これを永遠に繰り返すことで、センター針は1秒に1回だけジャンプする、ステップ運針となるのです。

 

スラップアームの動作は、プッシャー操作でセンター針の動きを止めている場合のほうが面白いかもしれません。
センター針の動きにプッシャーでブレーキをかけている場合、その力は秒針をジャンプさせる力よりも何百倍(いやもっと??)も大きいため、そのままでは機構を壊してしまいます。
プッシャー操作で運針を規制されている場合、スラップアームは星車の回転力を針に伝えないまま、ピンッと弾けます。
ステップ運針時と秒針停止時の双方で起こる、この弾けるような動きを指して、時計師たちはこのパーツをスラップアームと呼ぶのです。

 

オマージュにまつわるさまざまな数字

1815 “ウォルター・ランゲへのオマージュ”には、数字にまつわるエピソードがいくつも隠されています。
まずリファレンスナンバー上3桁の「297」は、彼の誕生日である7月29日。
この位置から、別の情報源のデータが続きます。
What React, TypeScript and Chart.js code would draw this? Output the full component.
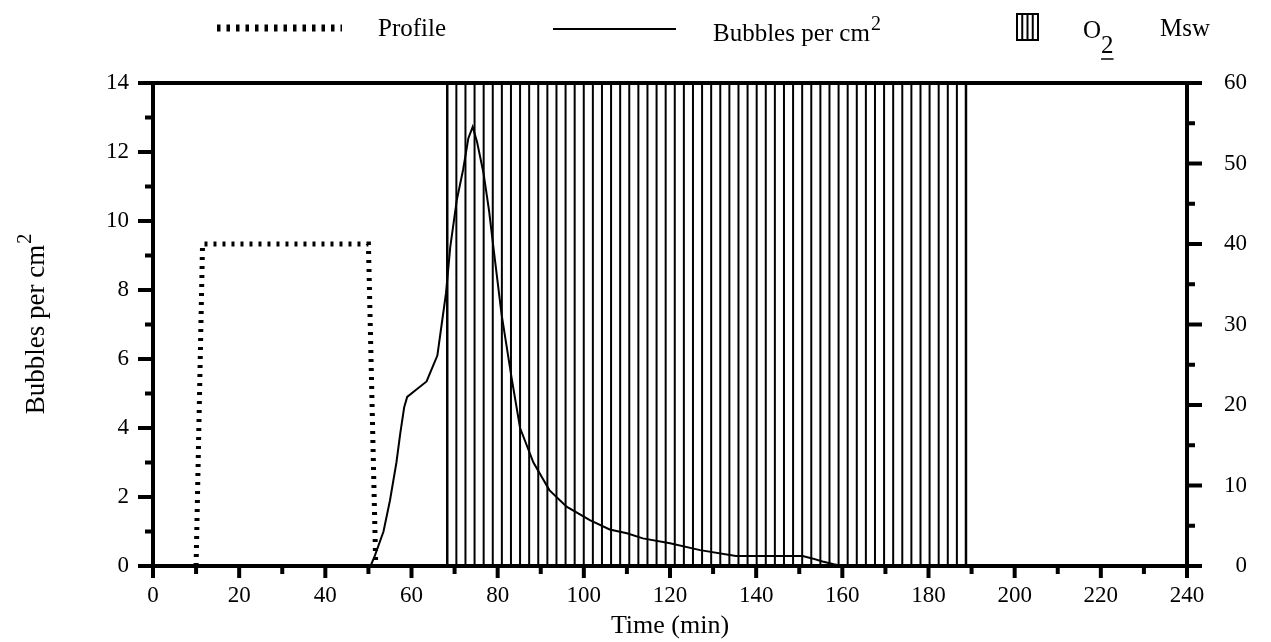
import React, { useEffect, useRef } from 'react';
import { Chart, registerables } from 'chart.js';

Chart.register(...registerables);

// ---------- data ----------
const X_MIN = 0;
const X_MAX = 240;
const X_MAJOR_STEP = 20;
const X_MINOR_STEP = 10;

const Y_MIN = 0;
const Y_MAX = 14;
const Y_MAJOR_STEP = 2;
const Y_MINOR_STEP = 1;

const MSW_MIN = 0;
const MSW_MAX = 60;
const MSW_MAJOR_STEP = 10;
const MSW_MINOR_STEP = 5;

// Dive profile (depth in msw, right axis)
const PROFILE_TIME = [10, 11.5, 50, 51.7];
const PROFILE_MSW = [0, 40, 40, 0];

// Bubbles per cm2 (left axis)
const BUBBLE_TIME = [
  50.5, 51.5, 53.5, 55, 56.5, 57.4, 58.3, 59, 61, 63.5, 65, 66, 67, 68, 69, 70.5, 72, 73.2,
  74.2, 75.2, 76.7, 78, 79, 80.9, 83.3, 85.2, 88.3, 92, 96, 101.4, 106, 110, 113.7, 120, 127,
  135.3, 150.8, 153, 155.4, 158, 160,
];
const BUBBLE_VALUES = [
  0, 0.3, 1.0, 1.9, 3.0, 3.85, 4.6, 4.9, 5.1, 5.35, 5.8, 6.1, 7.0, 7.9, 9.25, 10.6, 11.5, 12.4,
  12.73, 12.3, 11.4, 10.3, 9.25, 7.3, 5.4, 4.0, 3.0, 2.2, 1.72, 1.33, 1.06, 0.95, 0.8, 0.66, 0.46,
  0.29, 0.29, 0.22, 0.13, 0.05, 0,
];

// O2 breathing period (hatched)
const O2_START = 68.3;
const O2_END = 188.7;
const O2_LINES = 58;

const X_TITLE = 'Time (min)';
const Y_TITLE = 'Bubbles per cm';
const SUP_TWO = '2';
const LEGEND_PROFILE = 'Profile';
const LEGEND_BUBBLES = 'Bubbles per cm';
const LEGEND_O = 'O';
const LEGEND_MSW = 'Msw';

const FONT = "'Liberation Serif', 'Times New Roman', Times, serif";
const TICK_FONT_SIZE = 23;
const TITLE_FONT_SIZE = 25;
const Y_TITLE_FONT_SIZE = 27;

const customPlugin = {
  id: 'customDraw',
  beforeDatasetsDraw(chart: any) {
    const { ctx, chartArea, scales } = chart;
    const x0 = scales.x.getPixelForValue(O2_START);
    const x1 = scales.x.getPixelForValue(O2_END);
    ctx.save();
    ctx.strokeStyle = '#000';
    for (let i = 0; i < O2_LINES; i++) {
      const px = x0 + ((x1 - x0) * i) / (O2_LINES - 1);
      ctx.lineWidth = i === 0 || i === O2_LINES - 1 ? 2.5 : 2;
      ctx.beginPath();
      ctx.moveTo(px, chartArea.top);
      ctx.lineTo(px, chartArea.bottom);
      ctx.stroke();
    }
    ctx.restore();
  },
  afterDraw(chart: any) {
    const { ctx, chartArea, scales } = chart;
    const { left, right, top, bottom } = chartArea;
    ctx.save();
    ctx.strokeStyle = '#000';
    ctx.fillStyle = '#000';
    ctx.lineCap = 'butt';

    // frame
    ctx.lineWidth = 4;
    ctx.strokeRect(left, top, right - left, bottom - top);

    // x ticks (downward)
    for (let v = X_MIN; v <= X_MAX; v += X_MINOR_STEP) {
      const px = scales.x.getPixelForValue(v);
      const len = v % X_MAJOR_STEP === 0 ? 12 : 8;
      ctx.beginPath();
      ctx.moveTo(px, bottom);
      ctx.lineTo(px, bottom + len);
      ctx.stroke();
    }
    // left y ticks
    for (let v = Y_MIN; v <= Y_MAX; v += Y_MINOR_STEP) {
      const py = scales.y.getPixelForValue(v);
      const len = v % Y_MAJOR_STEP === 0 ? 15 : 8;
      ctx.beginPath();
      ctx.moveTo(left - len, py);
      ctx.lineTo(left, py);
      ctx.stroke();
    }
    // right y ticks
    for (let v = MSW_MIN; v <= MSW_MAX; v += MSW_MINOR_STEP) {
      const py = scales.y2.getPixelForValue(v);
      const len = v % MSW_MAJOR_STEP === 0 ? 15 : 8;
      ctx.beginPath();
      ctx.moveTo(right, py);
      ctx.lineTo(right + len, py);
      ctx.stroke();
    }

    // y title (rotated)
    ctx.save();
    const midY = (top + bottom) / 2;
    ctx.translate(35, midY);
    ctx.rotate(-Math.PI / 2);
    ctx.font = `${Y_TITLE_FONT_SIZE}px ${FONT}`;
    const mainW = ctx.measureText(Y_TITLE).width;
    ctx.font = `20px ${FONT}`;
    const supW = ctx.measureText(SUP_TWO).width;
    const totalW = mainW + supW;
    ctx.textBaseline = 'alphabetic';
    ctx.textAlign = 'left';
    ctx.font = `${Y_TITLE_FONT_SIZE}px ${FONT}`;
    ctx.fillText(Y_TITLE, -totalW / 2, 9);
    ctx.font = `20px ${FONT}`;
    ctx.fillText(SUP_TWO, -totalW / 2 + mainW + 1, -4);
    ctx.restore();

    // legend
    // profile sample
    ctx.save();
    ctx.lineWidth = 7;
    ctx.setLineDash([3.5, 6]);
    ctx.beginPath();
    ctx.moveTo(217, 28);
    ctx.lineTo(342, 28);
    ctx.stroke();
    ctx.restore();

    ctx.textAlign = 'left';
    ctx.textBaseline = 'alphabetic';
    ctx.font = `${TITLE_FONT_SIZE}px ${FONT}`;
    ctx.fillText(LEGEND_PROFILE, 378, 36);

    // bubbles sample
    ctx.lineWidth = 2;
    ctx.beginPath();
    ctx.moveTo(553, 29);
    ctx.lineTo(676, 29);
    ctx.stroke();

    ctx.font = `${TITLE_FONT_SIZE}px ${FONT}`;
    ctx.fillText(LEGEND_BUBBLES, 713, 41);
    const bw = ctx.measureText(LEGEND_BUBBLES).width;
    ctx.font = `20px ${FONT}`;
    ctx.fillText(SUP_TWO, 713 + bw + 1, 30);

    // hatch box
    ctx.lineWidth = 2;
    ctx.strokeRect(1017, 14, 21, 26);
    for (let i = 1; i < 4; i++) {
      const px = 1017 + (21 * i) / 4;
      ctx.beginPath();
      ctx.moveTo(px, 14);
      ctx.lineTo(px, 40);
      ctx.stroke();
    }

    // O2
    ctx.font = `${TITLE_FONT_SIZE}px ${FONT}`;
    ctx.fillText(LEGEND_O, 1083, 38);
    const ow = ctx.measureText(LEGEND_O).width;
    ctx.fillText(SUP_TWO, 1083 + ow, 53);
    const tw = ctx.measureText(SUP_TWO).width;
    ctx.lineWidth = 1.5;
    ctx.beginPath();
    ctx.moveTo(1083 + ow, 59);
    ctx.lineTo(1083 + ow + tw, 59);
    ctx.stroke();

    // Msw
    ctx.fillText(LEGEND_MSW, 1160, 36);

    ctx.restore();
  },
};

export default function App() {
  const canvasRef = useRef<HTMLCanvasElement | null>(null);

  useEffect(() => {
    document.body.style.margin = '0';
    document.body.style.overflow = 'hidden';
    const canvas = canvasRef.current;
    if (!canvas) return;

    const bubbleData = BUBBLE_TIME.map((t, i) => ({ x: t, y: BUBBLE_VALUES[i] }));
    const profileData = PROFILE_TIME.map((t, i) => ({ x: t, y: PROFILE_MSW[i] }));

    const tickFont = { family: FONT, size: TICK_FONT_SIZE };

    const chart = new Chart(canvas, {
      type: 'line',
      data: {
        datasets: [
          {
            label: 'Profile',
            data: profileData,
            yAxisID: 'y2',
            borderColor: '#000',
            borderWidth: 5,
            borderDash: [3, 6],
            borderCapStyle: 'butt',
            pointRadius: 0,
            tension: 0,
            fill: false,
          },
          {
            label: 'Bubbles per cm2',
            data: bubbleData,
            yAxisID: 'y',
            borderColor: '#000',
            borderWidth: 2,
            pointRadius: 0,
            tension: 0,
            fill: false,
          },
        ],
      },
      options: {
        responsive: false,
        animation: false,
        devicePixelRatio: 1,
        layout: { padding: { top: 83, left: 0, right: 24, bottom: 0 } },
        plugins: {
          legend: { display: false },
          tooltip: { enabled: false },
          title: { display: false },
        },
        scales: {
          x: {
            type: 'linear',
            min: X_MIN,
            max: X_MAX,
            afterFit: (s: any) => {
              s.height = 76;
            },
            grid: {
              display: true,
              drawOnChartArea: false,
              drawTicks: true,
              tickLength: 12,
              tickColor: 'rgba(0,0,0,0)',
            },
            border: { display: false },
            ticks: {
              stepSize: X_MINOR_STEP,
              autoSkip: false,
              maxRotation: 0,
              padding: 4,
              color: '#000',
              font: tickFont,
              callback: (v: any) => (Number(v) % X_MAJOR_STEP === 0 ? String(v) : ''),
            },
            title: {
              display: true,
              text: X_TITLE,
              color: '#000',
              font: { family: FONT, size: 26 },
              padding: { top: 0, bottom: 0 },
            },
          },
          y: {
            type: 'linear',
            position: 'left',
            min: Y_MIN,
            max: Y_MAX,
            afterFit: (s: any) => {
              s.width = 153;
            },
            grid: {
              display: true,
              drawOnChartArea: false,
              drawTicks: true,
              tickLength: 15,
              tickColor: 'rgba(0,0,0,0)',
            },
            border: { display: false },
            ticks: {
              stepSize: Y_MINOR_STEP,
              autoSkip: false,
              padding: 9,
              color: '#000',
              font: tickFont,
              callback: (v: any) => (Number(v) % Y_MAJOR_STEP === 0 ? String(v) : ''),
            },
          },
          y2: {
            type: 'linear',
            position: 'right',
            min: MSW_MIN,
            max: MSW_MAX,
            afterFit: (s: any) => {
              s.width = 60;
            },
            grid: {
              display: true,
              drawOnChartArea: false,
              drawTicks: true,
              tickLength: 15,
              tickColor: 'rgba(0,0,0,0)',
            },
            border: { display: false },
            ticks: {
              stepSize: MSW_MINOR_STEP,
              autoSkip: false,
              padding: 10,
              crossAlign: 'far',
              color: '#000',
              font: tickFont,
              callback: (v: any) => (Number(v) % MSW_MAJOR_STEP === 0 ? String(v) : ''),
            },
          },
        },
      },
      plugins: [customPlugin],
    } as any);

    return () => {
      chart.destroy();
    };
  }, []);

  return (
    <div style={{ width: 1271, height: 642, position: 'relative', background: '#fff' }}>
      <canvas ref={canvasRef} width={1271} height={642} style={{ display: 'block' }} />
    </div>
  );
}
またムーブメントナンバーも通常の開発開始年に基づくナンバリングとは異なり、彼の誕生年をとって「L1924」とされています。
リミテッドエディションの本数は、18KPGが90本、18KWGが145本、18KYGが27本となりますが、これはそれぞれ、ランゲ再興の登記が完了した19「90」年、この年が創業から「145」年後、そしてランゲ再興の日からこのモデルの正式発表日である2017年12月7日(SIHHに先だっての先行発表)までに「27」年間が流れたことを意味しています。

また、たった1本だけが製作されるSSケース×ブラックエナメルモデルはオークションに出品され、その売り上げは全額寄付されると発表されています。また落札者には、各リミテッドエディションのNo.1を含めた、4本セットを購入する権利が与えられます。

5月13日、ジュネーブの「フィリップス」で開催されたオークションでは熾烈な落札合戦が行われ、これまでのA.ランゲ&ゾーネで最高額となる85万2500スイスフラン(約9548万円 ※1スイスフラン=112円換算)で落札されました。